Alex Smith, Socialist Party member visiting Hungary

Record-breaking crowds packed the streets of Budapest for the city’s 30th Pride event on 28 June after Hungarian Prime Minister Viktor Orbán attempted to ban the event and threatened legal repercussions for those who attended. Hundreds of thousands turned up in a massive show of defiance, highlighting, the growing determination among increasing layers of Hungarian workers to resist Orbán’s reactionary, pro-big business government.

In the run-up to Pride, Budapest’s opposition-aligned mayor called for a ten-minute public transport slowdown as a gesture of opposition to Orbán’s austerity policies. However, such a brief stoppage could only ever be symbolic and was unlikely to force Orbán and his big business backers into retreat. Orbán and the majority of the Hungarian capitalist class who stand behind him routinely exploit culture war issues to divide their most feared common opponent: the Hungarian working class.

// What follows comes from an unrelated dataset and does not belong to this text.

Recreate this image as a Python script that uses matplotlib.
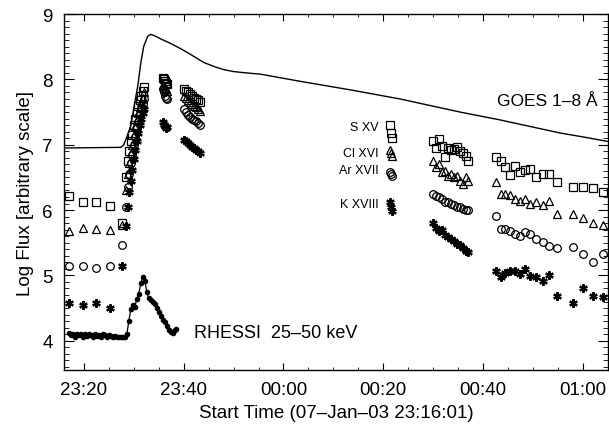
import matplotlib
matplotlib.use("Agg")
import matplotlib.pyplot as plt
from matplotlib.ticker import MultipleLocator, FixedLocator, FixedFormatter

plt.rcParams['font.family'] = ['Liberation Sans', 'DejaVu Sans']

# time axis: minutes after 23:00 on 07-Jan-03
goes_t = [16.0, 27.4, 28.0, 28.6, 29.4, 30.2, 30.8, 31.4, 32.0, 32.8, 33.4, 34.4,
          35.4, 37.4, 39.4, 41.0, 42.5, 44.0, 46.0, 48.0, 50.0, 52.5, 55.4, 63.4,
          73.4, 83.4, 95.4, 103.4, 108.8, 115.4, 120.0, 125.0]
goes_v = [6.95, 6.96, 7.00, 7.12, 7.29, 7.65, 7.90, 8.25, 8.51, 8.66, 8.69, 8.66,
          8.62, 8.55, 8.47, 8.40, 8.33, 8.26, 8.20, 8.15, 8.12, 8.10, 8.08, 7.97,
          7.84, 7.70, 7.50, 7.38, 7.29, 7.18, 7.12, 7.05]

rhessi_t = [17.0, 17.4, 17.8, 18.2, 18.6, 19.0, 19.4, 19.8, 20.2, 20.6, 21.0, 21.4,
            21.8, 22.2, 22.6, 23.0, 23.4, 23.8, 24.2, 24.6, 25.0, 25.4, 25.8, 26.2,
            26.6, 27.0, 27.4, 27.8, 28.2, 28.6, 29.0, 29.4, 29.8, 30.2, 30.6, 31.0,
            31.4, 31.8, 32.2, 32.6, 33.0, 33.4, 33.8, 34.2, 34.6, 35.0, 35.4, 35.8,
            36.2, 36.6, 37.0, 37.4, 37.8, 38.2, 38.4]
rhessi_v = [4.12, 4.08, 4.10, 4.05, 4.10, 4.08, 4.11, 4.06, 4.10, 4.07, 4.11, 4.08,
            4.06, 4.10, 4.07, 4.09, 4.06, 4.10, 4.08, 4.06, 4.09, 4.07, 4.06, 4.07,
            4.06, 4.06, 4.05, 4.06, 4.06, 4.10, 4.30, 4.48, 4.55, 4.52, 4.64, 4.72,
            4.88, 4.97, 4.92, 4.75, 4.65, 4.62, 4.60, 4.56, 4.50, 4.44, 4.38, 4.32,
            4.28, 4.22, 4.17, 4.13, 4.12, 4.16, 4.18]

# spectral line fluxes, common times
spec_t = [17.0, 19.8, 22.4, 25.2,
          27.6, 28.4, 28.8, 29.1, 29.4, 29.7, 30.0, 30.3, 30.6, 30.9, 31.2, 31.5, 31.8, 32.0,
          35.8, 36.0, 36.2, 36.4, 36.6,
          40.0, 40.4, 40.8, 41.2, 41.6, 42.0, 42.4, 42.8, 43.2,
          81.4, 81.6, 81.8,
          90.0, 90.6, 91.2, 91.8, 92.4, 93.0, 93.6, 94.2, 94.8, 95.4, 96.0, 96.6, 97.0,
          102.6, 103.6, 104.4, 105.4, 106.4, 107.4, 108.4, 109.4, 110.6, 112.0, 113.2,
          114.8, 118.0, 120.0, 122.0, 124.0]
sxv = [6.22, 6.13, 6.12, 6.06,
       5.80, 6.50, 6.75, 6.90, 7.05, 7.15, 7.30, 7.40, 7.50, 7.60, 7.68, 7.75, 7.82, 7.88,
       8.02, 8.00, 7.97, 7.95, 7.93,
       7.85, 7.83, 7.80, 7.78, 7.75, 7.72, 7.70, 7.68, 7.65,
       7.30, 7.18, 7.10,
       7.06, 6.95, 7.09, 6.98, 6.81, 6.95, 6.92, 6.94, 6.97, 6.90, 6.88, 6.82, 6.75,
       6.81, 6.75, 6.66, 6.54, 6.68, 6.58, 6.62, 6.63, 6.51, 6.55, 6.55,
       6.43, 6.35, 6.35, 6.34, 6.28]
clxvi = [5.68, 5.72, 5.71, 5.70,
         5.77, 6.30, 6.55, 6.72, 6.88, 7.00, 7.15, 7.28, 7.38, 7.48, 7.57, 7.65, 7.72, 7.80,
         7.92, 7.90, 7.87, 7.85, 7.83,
         7.75, 7.72, 7.68, 7.65, 7.62, 7.60, 7.57, 7.55, 7.52,
         6.92, 6.87, 6.83,
         6.75, 6.66, 6.70, 6.58, 6.60, 6.52, 6.55, 6.50, 6.52, 6.45, 6.40, 6.50, 6.45,
         6.43, 6.25, 6.25, 6.23, 6.17, 6.14, 6.17, 6.09, 6.13, 6.07, 6.14,
         5.94, 5.94, 5.88, 5.80, 5.77]
arxvii = [5.15, 5.14, 5.12, 5.15,
          5.47, 6.05, 6.35, 6.55, 6.72, 6.85, 7.00, 7.12, 7.25, 7.35, 7.45, 7.55, 7.62, 7.70,
          7.85, 7.80, 7.75, 7.72, 7.70,
          7.55, 7.50, 7.45, 7.42, 7.40, 7.38, 7.36, 7.33, 7.30,
          6.58, 6.55, 6.52,
          6.25, 6.22, 6.20, 6.17, 6.13, 6.12, 6.09, 6.07, 6.05, 6.04, 6.02, 6.00, 6.00,
          5.91, 5.71, 5.71, 5.68, 5.64, 5.60, 5.67, 5.64, 5.56, 5.51, 5.45,
          5.42, 5.44, 5.33, 5.21, 5.33]
kxviii = [4.58, 4.55, 4.58, 4.50,
          5.15, 5.76, 6.05, 6.28, 6.45, 6.62, 6.78, 6.92, 7.05, 7.18, 7.30, 7.40, 7.48, 7.55,
          7.35, 7.30, 7.28, 7.25, 7.27,
          7.08, 7.05, 7.02, 7.00, 6.97, 6.95, 6.92, 6.90, 6.88,
          6.13, 6.05, 5.98,
          5.80, 5.72, 5.68, 5.70, 5.62, 5.58, 5.56, 5.52, 5.48, 5.46, 5.42, 5.38, 5.36,
          5.07, 4.98, 5.04, 5.07, 5.07, 5.02, 5.10, 4.99, 4.98, 4.92, 5.01,
          4.69, 4.57, 4.80, 4.69, 4.67]

line_names = ['S XV', 'Cl XVI', 'Ar XVII', 'K XVIII']
label_y = [7.27, 6.87, 6.61, 6.09]

xtick_pos = [20, 40, 60, 80, 100, 120]
xtick_lab = ['23:20', '23:40', '00:00', '00:20', '00:40', '01:00']

fig = plt.figure(figsize=(6.09, 4.31), dpi=100)
ax = fig.add_axes([0.105, 0.139, 0.893, 0.826])

ax.plot(goes_t, goes_v, color='black', lw=1.0)
ax.plot(rhessi_t, rhessi_v, color='black', lw=0.9, marker='o', ms=3.0, mfc='black', mec='black')

ax.plot(spec_t, sxv, ls='none', marker='s', ms=5.5, mfc='none', mec='black', mew=0.9)
ax.plot(spec_t, clxvi, ls='none', marker='^', ms=5.5, mfc='none', mec='black', mew=0.9)
ax.plot(spec_t, arxvii, ls='none', marker='o', ms=5.5, mfc='none', mec='black', mew=0.9)
ax.plot(spec_t, kxviii, ls='none', marker=(6, 2, 0), ms=6, mec='black', mew=1.6)

for name, yv in zip(line_names, label_y):
    ax.text(79.0, yv, name, ha='right', va='center', fontsize=9)

ax.text(102.8, 7.68, 'GOES 1\u20138 \u00c5', ha='left', va='center', fontsize=12.5)
ax.text(42.0, 4.12, 'RHESSI  25\u201350 keV', ha='left', va='center', fontsize=13)

ax.set_xlim(16.0, 125.0)
ax.set_ylim(3.55, 9.0)
ax.xaxis.set_major_locator(FixedLocator(xtick_pos))
ax.xaxis.set_major_formatter(FixedFormatter(xtick_lab))
ax.xaxis.set_minor_locator(MultipleLocator(5))
ax.yaxis.set_major_locator(MultipleLocator(1))
ax.yaxis.set_minor_locator(MultipleLocator(0.1))
ax.tick_params(which='both', direction='in', top=True, right=True, labelsize=13.5)
ax.tick_params(axis='x', which='major', length=5, pad=8)
ax.tick_params(axis='x', which='minor', length=2.5)
ax.tick_params(axis='y', which='major', length=7, pad=8)
ax.tick_params(axis='y', which='minor', length=3.5)
for s in ax.spines.values():
    s.set_linewidth(1.0)

ax.set_xlabel('Start Time (07\u2013Jan\u201303 23:16:01)', fontsize=13.5, labelpad=4)
ax.set_ylabel('Log Flux [arbitrary scale]', fontsize=13.5, labelpad=6)

fig.savefig('out.png', dpi=100)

The path forward was demonstrated in 2016 by Budapest’s taxi drivers. Rather than staging symbolic ten-minute stoppages, they carried out sustained strikes against Uber and similar operators. In response, Orbán’s government was forced into a sharp U-turn, rushing through legislation that effectively pushed Uber out of the country at that stage. What drove this reversal was the Hungarian capitalist class’s fear of a repeat of the powerful 1990 ‘taxi blockade’, where four days of nationwide strikes and blockades hit big business where it hurts: in their pockets. The big business-backed government of the day was forced into a humiliating climbdown on fuel price hikes it had imposed on workers. 

Similarly, in 2022, a nationwide teachers’ strike, while not achieving its full demands, still won significantly more than the government’s initial offer before the strike began – a fact not lost on Hungarian workers. One reason the teachers didn’t secure their full demands was Orbán’s use of laws akin to the UK’s Minimum Service Levels (MSL) legislation, to outlaw all-out strikes in key sectors. 

The UK’s MSL laws were rendered unenforceable in the face of train drivers’ union Aslef’s refusal to comply and defiant strike threats. But in Hungary, Orbán’s pro-big business government calculated that it could get away with imposing harsh strike restrictions on teachers.

9% of Hungarian workers are trade union members. Nevertheless, the trade unions remain among the country’s largest voluntary organisations. They must be strengthened further – and crucially, they need their own independent political representation. A trade union-backed party that directly fights for the interests of Hungary’s working class is essential. The same applies in the UK. 

Mass workers’ parties, linking the fight for LGBTQ+ rights with the broader struggle against austerity and for an economy run to meet people’s needs – not big business profits – are a necessary step forward in both Hungary and the UK.